WASHINGTON: Former US president Jimmy Carter plans to visit North Korea soon on a mission to secure the release of an American man serving eight years of hard labor there, Foreign Policy magazine said Monday.
"Jimmy Carter is set to travel to North Korea very soon, according to two sources familiar with the former president`s plans, in what they characterized as a private mission to free a US citizen imprisoned there," the magazine said.
The Nobel Peace Prize laureate is planning to leave "within days," it said.
The United States has repeatedly voiced concern about the health of Aijalon Mahli Gomes, who was jailed for illegally crossing the country`s border with China.
Gomes, a 30-year-old former English teacher in South Korea and reportedly a devout Christian, was arrested in January. He was sentenced in April and fined the equivalent of 700,000 dollars.
North Korea state media said in July that Gomes tried to commit suicide and was being treated in hospital.
Gomes was "driven by his strong guilty conscience, disappointment and despair at the US government that has not taken any measure for his freedom," the communist state`s official news agency said.

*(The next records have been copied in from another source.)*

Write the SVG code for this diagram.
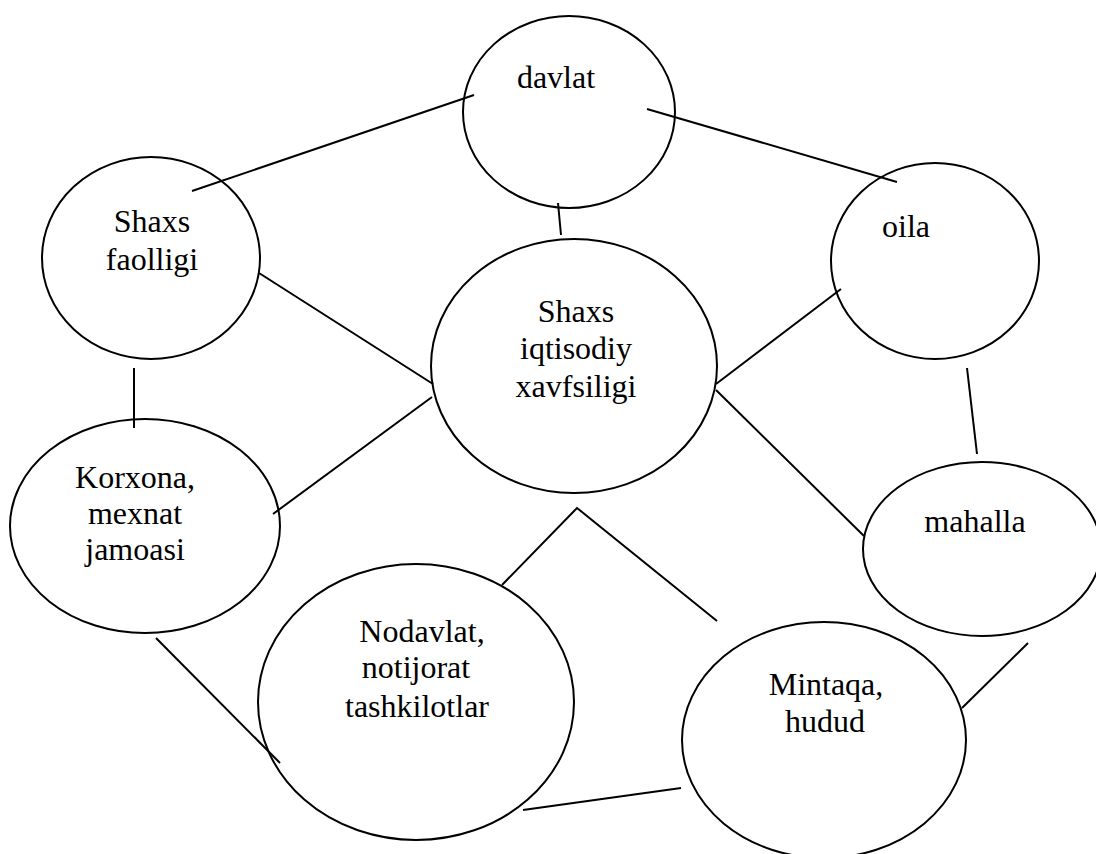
<svg xmlns="http://www.w3.org/2000/svg" width="1096" height="854" viewBox="0 0 1096 854">
<style>
.n ellipse{fill:none;stroke:#000;stroke-width:2}
.n text{font-family:"Liberation Serif","Times New Roman",serif;font-size:32px;fill:#000;text-anchor:middle}
#connectors line,#connectors polyline{stroke:#000;stroke-width:2;fill:none}
</style>
<rect width="1096" height="854" fill="#fff"/>
<g id="connectors">
<line x1="474" y1="95" x2="192" y2="191"/>
<line x1="647" y1="109" x2="897" y2="182"/>
<line x1="558" y1="203" x2="561" y2="235"/>
<line x1="259" y1="273" x2="433" y2="384"/>
<line x1="134" y1="368" x2="134" y2="428"/>
<line x1="432" y1="397" x2="273" y2="514"/>
<line x1="716" y1="384" x2="841" y2="289"/>
<line x1="967" y1="368" x2="977" y2="454"/>
<line x1="716" y1="390" x2="864" y2="536"/>
<polyline points="502,585 577,508 717,621"/>
<line x1="156" y1="638" x2="280" y2="763"/>
<line x1="523" y1="810" x2="681" y2="788"/>
<line x1="962" y1="708" x2="1028" y2="643"/>
</g>
<g id="davlat" class="n">
<ellipse cx="569" cy="112" rx="106" ry="96"/>
<text x="556" y="88">davlat</text>
</g>
<g id="shaxs-faolligi" class="n">
<ellipse cx="151" cy="258" rx="109" ry="101"/>
<text x="152" y="232">Shaxs</text>
<text x="152" y="270">faolligi</text>
</g>
<g id="oila" class="n">
<ellipse cx="935" cy="261" rx="104" ry="98"/>
<text x="906" y="237">oila</text>
</g>
<g id="shaxs-iqtisodiy" class="n">
<ellipse cx="574" cy="366" rx="143" ry="127"/>
<text x="576" y="322">Shaxs</text>
<text x="576" y="359">iqtisodiy</text>
<text x="576" y="397">xavfsiligi</text>
</g>
<g id="korxona" class="n">
<ellipse cx="145" cy="526" rx="135" ry="107"/>
<text x="135" y="488">Korxona,</text>
<text x="135" y="524">mexnat</text>
<text x="135" y="560">jamoasi</text>
</g>
<g id="mahalla" class="n">
<ellipse cx="982" cy="549" rx="119" ry="87"/>
<text x="975" y="532">mahalla</text>
</g>
<g id="nodavlat" class="n">
<ellipse cx="416" cy="702" rx="158" ry="138"/>
<text x="422" y="642">Nodavlat,</text>
<text x="416" y="678">notijorat</text>
<text x="417" y="717">tashkilotlar</text>
</g>
<g id="mintaqa" class="n">
<ellipse cx="824" cy="740" rx="142" ry="118"/>
<text x="826" y="695">Mintaqa,</text>
<text x="825" y="732">hudud</text>
</g>
</svg>
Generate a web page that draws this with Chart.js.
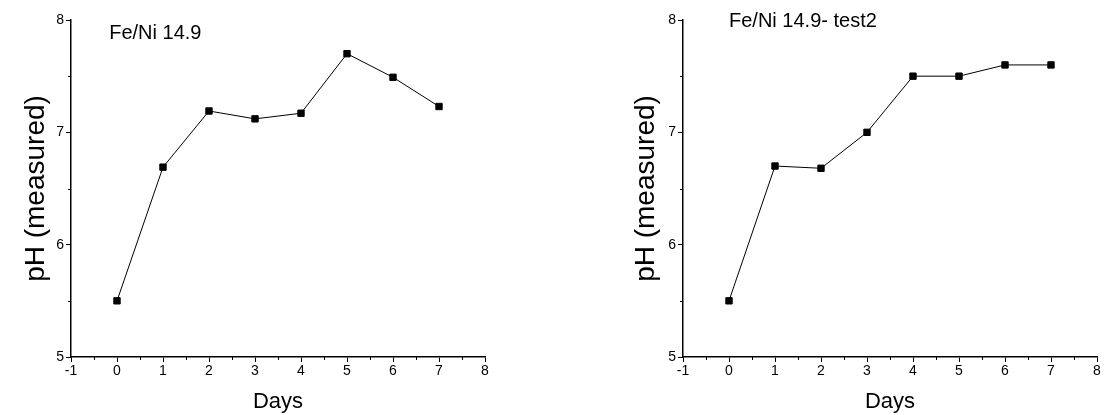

The Foreign Policy report said that Carter would be traveling as a private citizen, similar to the mission carried out by Bill Clinton last year when he secured the release of Current TV reporters Laura Ling and Euna Lee, who were also jailed after wandering across the North Korean border with China.
Asked earlier in the day about the potential for a trip by Carter to North Korea, State Department spokesman Philip Crowley told AFP: "I have nothing I can share with you."